Led by independent research specialist Vanson Bourne, the company surveyed the attitudes toward DevOps held by 1,310 IT decision makers from within both enterprise and SMB organisations across the globe. Those surveyed are at various stages of the DevOps implementation as they integrate their teams, application development, information technology operations and security, to shorten and secure the development lifecycle.
While three-quarters (74%) claimed such initiatives had become more important over the past year, an even higher percentage argued that communication within the IT department needed to improve.
Some 89% said software development and IT security teams needed to be in closer contact, while 77% said the same for developers, security and operations.
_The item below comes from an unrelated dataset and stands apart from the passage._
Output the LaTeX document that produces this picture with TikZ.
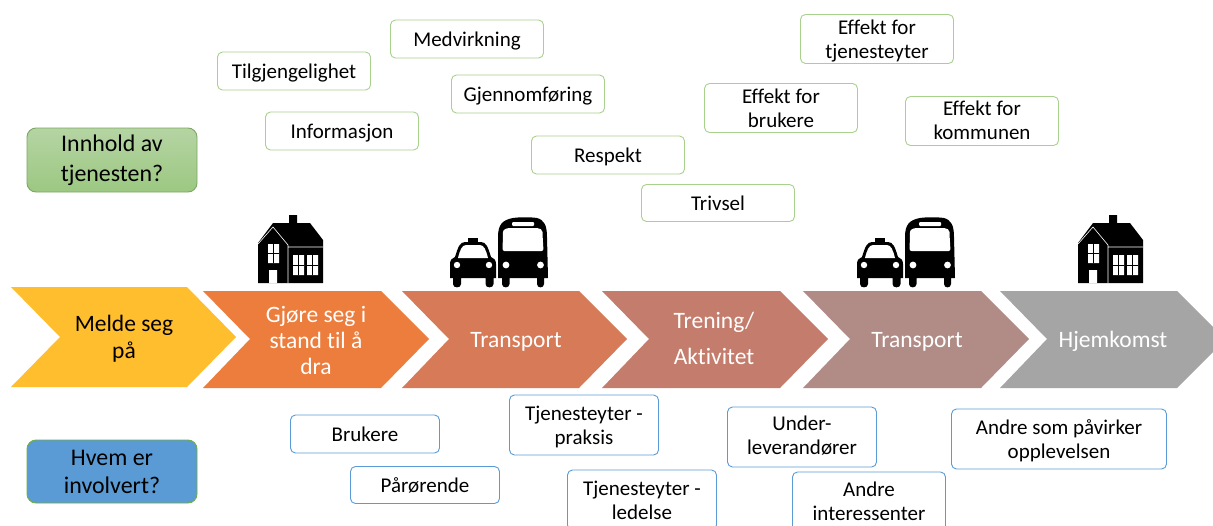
\documentclass[tikz,border=0pt]{standalone}
\usepackage{fontspec}
\setmainfont[Ligatures=NoCommon]{Carlito}
\definecolor{gborder}{HTML}{A9D18E}
\definecolor{bborder}{HTML}{5B9BD5}
\definecolor{gA}{HTML}{B5D4A3}
\definecolor{gB}{HTML}{9CC882}
\definecolor{gedge}{HTML}{7BA963}
\newcommand\onel[1]{\raisebox{-7.3pt}[0pt][0pt]{#1}}
\newcommand\twol[3][5pt]{\raisebox{#1}[0pt][0pt]{\begin{tabular}[t]{@{}c@{}}#2\\#3\end{tabular}}}
\tikzset{
  x=1pt,y=-1pt,
  greenbox/.style={draw=gborder,line width=0.9pt,rounded corners=5pt,fill=white,align=center,minimum width=153pt,font=\fontsize{21}{24.5}\selectfont,inner sep=0pt},
  bluebox/.style={draw=bborder,line width=0.9pt,rounded corners=5pt,fill=white,align=center,minimum width=149pt,font=\fontsize{21}{24.5}\selectfont,inner sep=0pt},
  sidelabel/.style={align=center,font=\fontsize{23.9}{29}\selectfont,inner sep=0pt},
  steplabel/.style={align=center,font=\fontsize{23.5}{33}\selectfont,inner sep=0pt},
  pics/house/.style={code={
    \fill[black] (0,28)--(15,8)--(31,8)--(31,0)--(39,0)--(39,8)--(52,8)--(65,25)--(65,68)--(0,68)--cycle;
    \draw[white,line width=0.6pt] (0,29)--(15,12)--(30,30)--(30,68) (30,32)--(65,32);
    \fill[white] (10,29) rectangle (21,48) (11,55) rectangle (19,68) (35,40) rectangle (46,60) (49,40) rectangle (60,60);
    \draw[black,line width=0.5pt] (15.5,29)--(15.5,48) (10,38.5)--(21,38.5) (40.5,40)--(40.5,60) (54.5,40)--(54.5,60) (35,50)--(46,50) (49,50)--(60,50);
  }},
  pics/vehicles/.style={code={
    % taxi
    \fill[black] (18,21) rectangle (28,27);
    \fill[black] (5,40) .. controls (8,30) and (10,25) .. (15,25) -- (31,25) .. controls (36,25) and (38,30) .. (41,40) .. controls (44,41) and (46,43) .. (46,47) -- (46,61) -- (43.5,61) -- (43.5,67) .. controls (43.5,71.5) and (35.5,71.5) .. (35.5,67) -- (35.5,61) -- (11,61) -- (11,67) .. controls (11,71.5) and (3,71.5) .. (3,67) -- (3,61) -- (0,61) -- (0,47) .. controls (0,43) and (2,41) .. (5,40) -- cycle;
    \fill[white] (8,41) .. controls (10,33) and (12,28) .. (16,28) -- (30,28) .. controls (34,28) and (36,33) .. (38,41) -- cycle;
    \fill[white] (7,48) circle (3.2) (39,48) circle (3.2);
    % bus
    \fill[black] (48,61) -- (48,20) .. controls (48,8) and (52,3) .. (63,1) .. controls (70,0) and (80,0) .. (87,1) .. controls (94,3) and (97,8) .. (97,20) -- (98,61) -- (94,61) -- (94,67) .. controls (94,71.5) and (87,71.5) .. (87,67) -- (87,61) -- (59.5,61) -- (59.5,67) .. controls (59.5,71.5) and (52,71.5) .. (52,67) -- (52,61) -- cycle;
    \fill[white,rounded corners=2pt] (52.5,34) -- (53,17) .. controls (53,13) and (56,11) .. (62,11) -- (85,11) .. controls (90,11) and (92.5,13) .. (92.5,17) -- (93.5,34) -- cycle;
    \fill[white,rounded corners=1pt] (62,5) rectangle (84,9);
    \fill[white] (56,48) circle (3.4) (90.5,48) circle (3.4);
  }}
}
\begin{document}
\begin{tikzpicture}
\useasboundingbox (0,0) rectangle (1213,525);
\fill[white] (0,0) rectangle (1213,525);
% chevrons
\fill[fill={rgb,255:red,255;green,190;blue,46}] (11,287)--(187,287)--(236,337)--(187,387)--(11,387)--(60,337)--cycle;
\fill[fill={rgb,255:red,236;green,125;blue,60}] (203,291)--(381,291)--(429,339)--(381,388)--(203,388)--(250,339)--cycle;
\fill[fill={rgb,255:red,215;green,122;blue,87}] (402,291)--(579,291)--(627,339)--(579,388)--(402,388)--(449,339)--cycle;
\fill[fill={rgb,255:red,196;green,125;blue,108}] (602,291)--(780,291)--(828,339)--(780,388)--(602,388)--(649,339)--cycle;
\fill[fill={rgb,255:red,177;green,140;blue,134}] (803,291)--(981,291)--(1029,339)--(981,388)--(803,388)--(850,339)--cycle;
\fill[fill={rgb,255:red,165;green,165;blue,165}] (1000,291)--(1177,291)--(1213,327)--(1213,352)--(1177,388)--(1000,388)--(1047,339)--cycle;
\node[steplabel,font=\fontsize{23.5}{27}\selectfont] (s1) at (124,339) {Melde seg\\på};
\node[steplabel,text=white,font=\fontsize{23.5}{26}\selectfont] (s2) at (316,340) {Gjøre seg i\\stand til å\\dra};
\node[steplabel,text=white] (s3) at (516,342) {Transport};
\node[steplabel,text=white,font=\fontsize{23.5}{36}\selectfont] (s4) at (714,338.5) {Trening/\\Aktivitet};
\node[steplabel,text=white] (s5) at (917,342) {Transport};
\node[steplabel,text=white] (s6) at (1113,341) {Hjemkomst};
% side boxes
\shade[top color=gA,bottom color=gB,draw=gedge,line width=0.9pt,rounded corners=9pt] (27,128) rectangle (197,192);
\node[sidelabel,font=\fontsize{23.9}{30}\selectfont] (q1) at (112,160) {Innhold av\\tjenesten?};
\fill[fill={rgb,255:red,91;green,155;blue,213},draw={rgb,255:red,112;green,173;blue,71},line width=0.9pt,rounded corners=9pt] (27,440) rectangle (197,503);
\node[sidelabel,font=\fontsize{23.9}{28}\selectfont] (q2) at (112,472) {Hvem er\\involvert?};
% green boxes
\node[greenbox,minimum height=38pt] (g1) at (294,71) {\onel{Tilgjengelighet}};
\node[greenbox,minimum height=38pt] (g2) at (467,39) {\onel{Medvirkning}};
\node[greenbox,minimum height=38pt] (g3) at (528,94) {\onel{Gjennomføring}};
\node[greenbox,minimum height=38pt] (g4) at (342,131) {\onel{Informasjon}};
\node[greenbox,minimum height=38pt] (g5) at (608,155) {\onel{Respekt}};
\node[greenbox,minimum height=37pt] (g6) at (718,203) {\onel{Trivsel}};
\node[greenbox,minimum height=49pt] (g7) at (877,39) {\twol{Effekt for}{tjenesteyter}};
\node[greenbox,minimum height=49pt] (g8) at (781,108) {\twol{Effekt for}{brukere}};
\node[greenbox,minimum height=49pt] (g9) at (982,121) {\twol[6pt]{Effekt for}{kommunen}};
% blue boxes
\node[bluebox,minimum height=38pt] (b1) at (365,434) {\onel{Brukere}};
\node[bluebox,minimum height=37pt] (b2) at (425,485) {\onel{Pårørende}};
\node[bluebox,minimum height=60pt] (b3) at (584,425) {\twol{Tjenesteyter -}{praksis}};
\node[bluebox,minimum height=60pt] (b4) at (642,500) {\twol{Tjenesteyter -}{ledelse}};
\node[bluebox,minimum height=60pt] (b5) at (802,437) {\twol[7pt]{Under-}{leverandører}};
\node[bluebox,minimum height=60pt,minimum width=153pt] (b6) at (869,502) {\twol[6pt]{Andre}{interessenter}};
\node[bluebox,minimum height=60pt,minimum width=215pt] (b7) at (1059,439) {\twol{Andre som påvirker}{opplevelsen}};
% icons
\pic at (258,215) {house};
\pic at (1078,215) {house};
\pic at (450,217) {vehicles};
\pic at (857,217) {vehicles};
\end{tikzpicture}
\end{document}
A third (34%) claimed that these siloes are making it harder to create a DevOps culture in the organisation.
“History of software development shows that the biggest and best process improvements never happen quickly due to the most valuable variable, people, who have existing behavioural patterns and cultural components,” said Steve Quane, executive vice president of network defense and hybrid cloud security for Trend Micro. “Organisations implementing a DevOps structure are going in a strong direction, but security cannot be forgotten during this transition.”
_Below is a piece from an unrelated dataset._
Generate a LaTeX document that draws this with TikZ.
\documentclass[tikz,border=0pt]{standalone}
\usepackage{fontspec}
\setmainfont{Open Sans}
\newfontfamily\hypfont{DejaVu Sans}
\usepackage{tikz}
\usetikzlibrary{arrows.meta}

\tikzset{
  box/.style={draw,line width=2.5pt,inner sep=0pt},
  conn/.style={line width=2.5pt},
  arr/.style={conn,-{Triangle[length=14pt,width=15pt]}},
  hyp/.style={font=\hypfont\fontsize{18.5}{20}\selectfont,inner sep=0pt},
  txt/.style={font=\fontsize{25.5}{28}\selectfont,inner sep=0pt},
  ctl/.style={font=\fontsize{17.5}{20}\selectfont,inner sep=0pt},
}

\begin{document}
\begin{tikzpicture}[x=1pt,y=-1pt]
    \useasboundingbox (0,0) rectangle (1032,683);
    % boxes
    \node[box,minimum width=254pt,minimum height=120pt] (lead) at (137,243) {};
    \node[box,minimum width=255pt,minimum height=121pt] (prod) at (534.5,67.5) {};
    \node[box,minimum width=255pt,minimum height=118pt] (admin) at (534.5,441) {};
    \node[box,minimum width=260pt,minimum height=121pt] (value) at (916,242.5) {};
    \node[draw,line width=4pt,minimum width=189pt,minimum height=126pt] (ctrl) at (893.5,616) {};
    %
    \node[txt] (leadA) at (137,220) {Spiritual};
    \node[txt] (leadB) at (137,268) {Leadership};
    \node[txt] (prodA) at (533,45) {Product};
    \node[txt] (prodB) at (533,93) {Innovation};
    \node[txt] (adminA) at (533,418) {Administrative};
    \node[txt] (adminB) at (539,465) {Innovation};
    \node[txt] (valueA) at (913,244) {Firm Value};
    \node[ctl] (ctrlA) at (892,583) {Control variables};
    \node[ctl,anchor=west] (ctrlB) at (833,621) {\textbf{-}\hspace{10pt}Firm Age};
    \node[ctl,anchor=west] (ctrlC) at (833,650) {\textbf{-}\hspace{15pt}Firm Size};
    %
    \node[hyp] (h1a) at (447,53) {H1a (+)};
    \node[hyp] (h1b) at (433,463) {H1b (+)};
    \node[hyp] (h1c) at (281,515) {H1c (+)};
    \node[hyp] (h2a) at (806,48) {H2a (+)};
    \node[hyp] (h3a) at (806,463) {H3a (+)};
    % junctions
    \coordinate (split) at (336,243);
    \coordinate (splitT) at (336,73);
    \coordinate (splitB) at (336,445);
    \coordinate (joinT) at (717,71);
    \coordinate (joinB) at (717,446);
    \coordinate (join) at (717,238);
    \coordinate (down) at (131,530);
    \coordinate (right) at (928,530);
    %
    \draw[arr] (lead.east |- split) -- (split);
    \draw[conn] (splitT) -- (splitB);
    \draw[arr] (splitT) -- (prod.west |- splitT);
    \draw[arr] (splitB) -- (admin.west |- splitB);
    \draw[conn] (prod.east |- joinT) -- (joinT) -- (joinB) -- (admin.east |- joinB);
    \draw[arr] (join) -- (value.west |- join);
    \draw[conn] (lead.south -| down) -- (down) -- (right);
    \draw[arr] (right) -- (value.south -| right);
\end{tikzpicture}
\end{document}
Respondents indicated the best ways to drive this cultural change include: fostering greater integration between teams (61%); setting common goals (58%); and sharing learning experiences across teams (50%). Yet over 78% of IT decision makers said improvement is needed in these areas.
Only a third (33%) of respondents said DevOps is a shared responsibility between software development and IT operations, which is another indication of the current communication breakdown between teams. It appears that each department feels responsibility or ownership to lead these projects.
Part of the challenge is believed to be — despite enthusiasm for DevOps, which has seen 81% of organisations already implement or currently work on projects — nearly half of respondents (46%) have only partially developed their DevOps strategy. IT leaders polled confirmed that enhancing IT security is more of a priority (46%) in DevOps than any other factor.
Quane continued by saying, “Regardless of where an organisation is in their journey, there are new tools that bake security into the development process while automating rapid deployment of security at the same time as reducing risk and ensuring compliance.”
“When we relate these findings within an African context two things stand out, firstly many of our customers are still in the infancy of their cloud journey and secondly, African customers are exceptionally security conscious. What this means is that DevOps is a critical part of their business, but security is more important. Until the link between these teams is firmed up we will continue to see a disconnect and the length of time developers take to deliver on applications will continue to suffer,” says Indi Siriniwasa, VP of Trend Micro Sub-Saharan Africa.